-- Start of Listing --
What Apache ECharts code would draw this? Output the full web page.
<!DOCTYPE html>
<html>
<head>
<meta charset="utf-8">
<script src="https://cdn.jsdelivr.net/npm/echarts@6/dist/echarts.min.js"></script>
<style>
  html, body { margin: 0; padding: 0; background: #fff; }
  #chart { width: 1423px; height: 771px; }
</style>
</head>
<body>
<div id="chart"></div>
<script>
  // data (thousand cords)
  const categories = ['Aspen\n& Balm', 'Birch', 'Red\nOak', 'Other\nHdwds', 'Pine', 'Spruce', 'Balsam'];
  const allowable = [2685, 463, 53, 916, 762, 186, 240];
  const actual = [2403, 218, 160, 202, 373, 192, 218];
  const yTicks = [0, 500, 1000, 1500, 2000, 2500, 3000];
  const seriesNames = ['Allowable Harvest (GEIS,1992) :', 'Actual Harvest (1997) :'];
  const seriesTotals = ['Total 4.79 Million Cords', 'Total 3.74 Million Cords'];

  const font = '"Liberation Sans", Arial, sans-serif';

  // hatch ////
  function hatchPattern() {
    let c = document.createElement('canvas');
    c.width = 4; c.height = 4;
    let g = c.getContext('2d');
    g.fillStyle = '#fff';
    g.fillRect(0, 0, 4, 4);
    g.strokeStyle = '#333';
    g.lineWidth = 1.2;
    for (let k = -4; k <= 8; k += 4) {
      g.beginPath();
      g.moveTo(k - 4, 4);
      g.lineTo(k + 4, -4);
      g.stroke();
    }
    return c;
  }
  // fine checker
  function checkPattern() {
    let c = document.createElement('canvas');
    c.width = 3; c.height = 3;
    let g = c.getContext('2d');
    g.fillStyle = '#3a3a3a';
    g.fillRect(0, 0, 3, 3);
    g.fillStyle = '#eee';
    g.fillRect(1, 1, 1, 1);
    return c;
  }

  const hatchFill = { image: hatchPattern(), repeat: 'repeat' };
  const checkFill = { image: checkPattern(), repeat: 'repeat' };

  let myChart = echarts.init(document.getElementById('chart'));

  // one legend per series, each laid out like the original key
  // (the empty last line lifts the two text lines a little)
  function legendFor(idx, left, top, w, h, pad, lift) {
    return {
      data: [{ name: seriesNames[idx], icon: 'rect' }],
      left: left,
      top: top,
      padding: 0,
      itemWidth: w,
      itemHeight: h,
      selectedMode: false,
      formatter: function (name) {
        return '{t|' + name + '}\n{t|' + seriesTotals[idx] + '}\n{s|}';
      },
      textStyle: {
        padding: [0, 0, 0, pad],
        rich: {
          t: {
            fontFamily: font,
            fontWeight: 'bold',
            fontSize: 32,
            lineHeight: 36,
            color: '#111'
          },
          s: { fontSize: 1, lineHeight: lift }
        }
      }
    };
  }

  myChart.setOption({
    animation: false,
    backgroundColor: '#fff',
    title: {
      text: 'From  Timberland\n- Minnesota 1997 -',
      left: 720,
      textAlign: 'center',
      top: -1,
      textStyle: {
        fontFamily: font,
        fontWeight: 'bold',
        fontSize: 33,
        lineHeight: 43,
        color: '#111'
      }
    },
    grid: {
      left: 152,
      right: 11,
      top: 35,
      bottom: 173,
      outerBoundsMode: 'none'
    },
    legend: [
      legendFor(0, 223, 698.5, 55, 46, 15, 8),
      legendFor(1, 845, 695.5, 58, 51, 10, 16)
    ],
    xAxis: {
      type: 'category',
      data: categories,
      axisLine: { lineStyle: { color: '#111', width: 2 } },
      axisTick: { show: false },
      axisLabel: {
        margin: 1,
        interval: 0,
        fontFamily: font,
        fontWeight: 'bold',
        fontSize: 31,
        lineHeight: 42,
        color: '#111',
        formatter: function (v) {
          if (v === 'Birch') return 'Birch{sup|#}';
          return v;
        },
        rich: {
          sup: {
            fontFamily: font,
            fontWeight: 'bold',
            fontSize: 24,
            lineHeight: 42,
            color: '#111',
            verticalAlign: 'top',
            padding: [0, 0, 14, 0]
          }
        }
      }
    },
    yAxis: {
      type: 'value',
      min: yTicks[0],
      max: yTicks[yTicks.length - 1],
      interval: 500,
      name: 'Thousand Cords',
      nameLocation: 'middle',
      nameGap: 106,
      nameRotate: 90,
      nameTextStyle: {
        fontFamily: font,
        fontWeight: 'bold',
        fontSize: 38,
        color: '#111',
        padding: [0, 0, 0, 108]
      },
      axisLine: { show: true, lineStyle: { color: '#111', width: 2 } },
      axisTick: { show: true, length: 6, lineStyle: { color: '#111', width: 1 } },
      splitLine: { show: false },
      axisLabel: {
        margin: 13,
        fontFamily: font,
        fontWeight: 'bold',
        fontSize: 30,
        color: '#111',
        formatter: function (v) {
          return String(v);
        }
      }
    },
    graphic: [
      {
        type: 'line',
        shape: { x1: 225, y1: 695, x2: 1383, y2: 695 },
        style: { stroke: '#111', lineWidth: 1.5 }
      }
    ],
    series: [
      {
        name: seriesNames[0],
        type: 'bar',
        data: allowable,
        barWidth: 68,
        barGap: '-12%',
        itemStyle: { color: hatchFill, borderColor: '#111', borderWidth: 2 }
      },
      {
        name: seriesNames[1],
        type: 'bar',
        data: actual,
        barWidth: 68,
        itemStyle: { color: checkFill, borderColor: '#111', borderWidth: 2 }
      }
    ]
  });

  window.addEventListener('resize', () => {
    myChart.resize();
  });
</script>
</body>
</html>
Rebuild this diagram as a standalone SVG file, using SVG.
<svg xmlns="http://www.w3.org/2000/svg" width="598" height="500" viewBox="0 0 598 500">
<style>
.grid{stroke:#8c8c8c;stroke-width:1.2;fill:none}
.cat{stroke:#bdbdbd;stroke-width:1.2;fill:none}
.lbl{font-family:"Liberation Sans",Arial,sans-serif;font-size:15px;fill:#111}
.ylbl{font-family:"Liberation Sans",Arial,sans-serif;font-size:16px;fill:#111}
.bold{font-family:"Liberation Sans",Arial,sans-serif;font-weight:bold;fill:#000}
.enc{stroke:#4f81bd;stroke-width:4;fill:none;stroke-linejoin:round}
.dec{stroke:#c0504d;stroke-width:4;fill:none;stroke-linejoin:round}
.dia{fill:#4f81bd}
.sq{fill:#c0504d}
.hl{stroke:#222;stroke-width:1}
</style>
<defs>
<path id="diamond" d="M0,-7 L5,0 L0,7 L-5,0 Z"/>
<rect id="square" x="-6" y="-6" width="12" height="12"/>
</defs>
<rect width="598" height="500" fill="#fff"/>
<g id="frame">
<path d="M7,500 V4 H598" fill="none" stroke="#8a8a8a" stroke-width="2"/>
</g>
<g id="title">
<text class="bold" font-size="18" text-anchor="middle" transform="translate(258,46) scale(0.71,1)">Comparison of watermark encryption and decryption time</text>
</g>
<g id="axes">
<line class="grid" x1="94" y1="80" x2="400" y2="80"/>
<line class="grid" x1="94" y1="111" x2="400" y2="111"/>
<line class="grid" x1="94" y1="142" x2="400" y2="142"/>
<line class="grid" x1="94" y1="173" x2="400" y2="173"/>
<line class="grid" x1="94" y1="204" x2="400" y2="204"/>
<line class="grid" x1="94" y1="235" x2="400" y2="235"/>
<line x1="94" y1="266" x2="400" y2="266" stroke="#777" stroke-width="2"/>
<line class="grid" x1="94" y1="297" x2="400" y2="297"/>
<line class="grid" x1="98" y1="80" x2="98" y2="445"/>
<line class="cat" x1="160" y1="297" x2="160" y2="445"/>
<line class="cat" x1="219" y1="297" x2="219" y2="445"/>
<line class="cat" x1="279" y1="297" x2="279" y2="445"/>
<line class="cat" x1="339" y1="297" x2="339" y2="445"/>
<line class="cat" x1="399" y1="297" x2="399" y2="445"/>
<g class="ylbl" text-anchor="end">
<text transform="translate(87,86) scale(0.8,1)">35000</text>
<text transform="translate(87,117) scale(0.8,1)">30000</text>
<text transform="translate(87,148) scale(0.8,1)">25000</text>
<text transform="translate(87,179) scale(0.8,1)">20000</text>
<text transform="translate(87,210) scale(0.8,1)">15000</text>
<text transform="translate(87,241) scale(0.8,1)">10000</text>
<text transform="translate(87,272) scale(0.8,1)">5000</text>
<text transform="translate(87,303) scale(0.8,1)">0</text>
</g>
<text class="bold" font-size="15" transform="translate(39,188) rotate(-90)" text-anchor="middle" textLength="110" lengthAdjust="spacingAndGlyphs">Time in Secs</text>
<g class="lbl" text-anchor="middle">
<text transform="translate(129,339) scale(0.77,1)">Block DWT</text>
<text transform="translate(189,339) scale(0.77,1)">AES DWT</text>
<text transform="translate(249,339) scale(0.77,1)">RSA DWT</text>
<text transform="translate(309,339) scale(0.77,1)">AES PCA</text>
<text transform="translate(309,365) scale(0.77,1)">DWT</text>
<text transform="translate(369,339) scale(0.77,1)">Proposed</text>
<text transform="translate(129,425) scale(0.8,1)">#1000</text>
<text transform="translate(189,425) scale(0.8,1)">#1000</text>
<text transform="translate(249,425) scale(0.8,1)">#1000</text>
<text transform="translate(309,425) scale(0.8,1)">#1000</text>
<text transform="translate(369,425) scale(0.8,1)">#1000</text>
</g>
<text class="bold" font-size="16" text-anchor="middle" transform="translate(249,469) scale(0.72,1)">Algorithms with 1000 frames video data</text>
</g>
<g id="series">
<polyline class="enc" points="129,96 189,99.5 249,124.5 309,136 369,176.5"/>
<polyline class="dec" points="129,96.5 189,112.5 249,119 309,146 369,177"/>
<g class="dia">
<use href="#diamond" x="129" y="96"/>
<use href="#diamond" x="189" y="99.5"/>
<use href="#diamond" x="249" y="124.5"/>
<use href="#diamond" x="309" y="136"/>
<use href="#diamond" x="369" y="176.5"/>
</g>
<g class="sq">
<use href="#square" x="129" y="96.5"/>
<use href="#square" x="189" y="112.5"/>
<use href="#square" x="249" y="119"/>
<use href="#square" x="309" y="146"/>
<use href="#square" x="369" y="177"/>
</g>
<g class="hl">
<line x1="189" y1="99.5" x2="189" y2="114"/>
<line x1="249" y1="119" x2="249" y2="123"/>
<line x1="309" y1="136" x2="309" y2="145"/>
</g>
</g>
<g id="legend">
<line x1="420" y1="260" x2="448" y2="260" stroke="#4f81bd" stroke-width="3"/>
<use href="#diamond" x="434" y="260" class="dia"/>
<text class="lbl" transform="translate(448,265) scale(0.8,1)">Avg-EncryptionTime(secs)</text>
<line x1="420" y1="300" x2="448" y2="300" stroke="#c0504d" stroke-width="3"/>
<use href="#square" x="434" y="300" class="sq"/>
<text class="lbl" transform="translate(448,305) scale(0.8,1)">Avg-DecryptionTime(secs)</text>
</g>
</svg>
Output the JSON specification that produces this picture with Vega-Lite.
-- End of Listing --
### Work to be completed
Exactly as written, please reproduce the lines from the first line of the data to the line containing "let myChart = echarts.init(document.getElementById('chart'));", inclusive, and nothing else.

### Exercise result
What Apache ECharts code would draw this? Output the full web page.
<!DOCTYPE html>
<html>
<head>
<meta charset="utf-8">
<script src="https://cdn.jsdelivr.net/npm/echarts@6/dist/echarts.min.js"></script>
<style>
  html, body { margin: 0; padding: 0; background: #fff; }
  #chart { width: 1423px; height: 771px; }
</style>
</head>
<body>
<div id="chart"></div>
<script>
  // data (thousand cords)
  const categories = ['Aspen\n& Balm', 'Birch', 'Red\nOak', 'Other\nHdwds', 'Pine', 'Spruce', 'Balsam'];
  const allowable = [2685, 463, 53, 916, 762, 186, 240];
  const actual = [2403, 218, 160, 202, 373, 192, 218];
  const yTicks = [0, 500, 1000, 1500, 2000, 2500, 3000];
  const seriesNames = ['Allowable Harvest (GEIS,1992) :', 'Actual Harvest (1997) :'];
  const seriesTotals = ['Total 4.79 Million Cords', 'Total 3.74 Million Cords'];

  const font = '"Liberation Sans", Arial, sans-serif';

  // hatch ////
  function hatchPattern() {
    let c = document.createElement('canvas');
    c.width = 4; c.height = 4;
    let g = c.getContext('2d');
    g.fillStyle = '#fff';
    g.fillRect(0, 0, 4, 4);
    g.strokeStyle = '#333';
    g.lineWidth = 1.2;
    for (let k = -4; k <= 8; k += 4) {
      g.beginPath();
      g.moveTo(k - 4, 4);
      g.lineTo(k + 4, -4);
      g.stroke();
    }
    return c;
  }
  // fine checker
  function checkPattern() {
    let c = document.createElement('canvas');
    c.width = 3; c.height = 3;
    let g = c.getContext('2d');
    g.fillStyle = '#3a3a3a';
    g.fillRect(0, 0, 3, 3);
    g.fillStyle = '#eee';
    g.fillRect(1, 1, 1, 1);
    return c;
  }

  const hatchFill = { image: hatchPattern(), repeat: 'repeat' };
  const checkFill = { image: checkPattern(), repeat: 'repeat' };

  let myChart = echarts.init(document.getElementById('chart'));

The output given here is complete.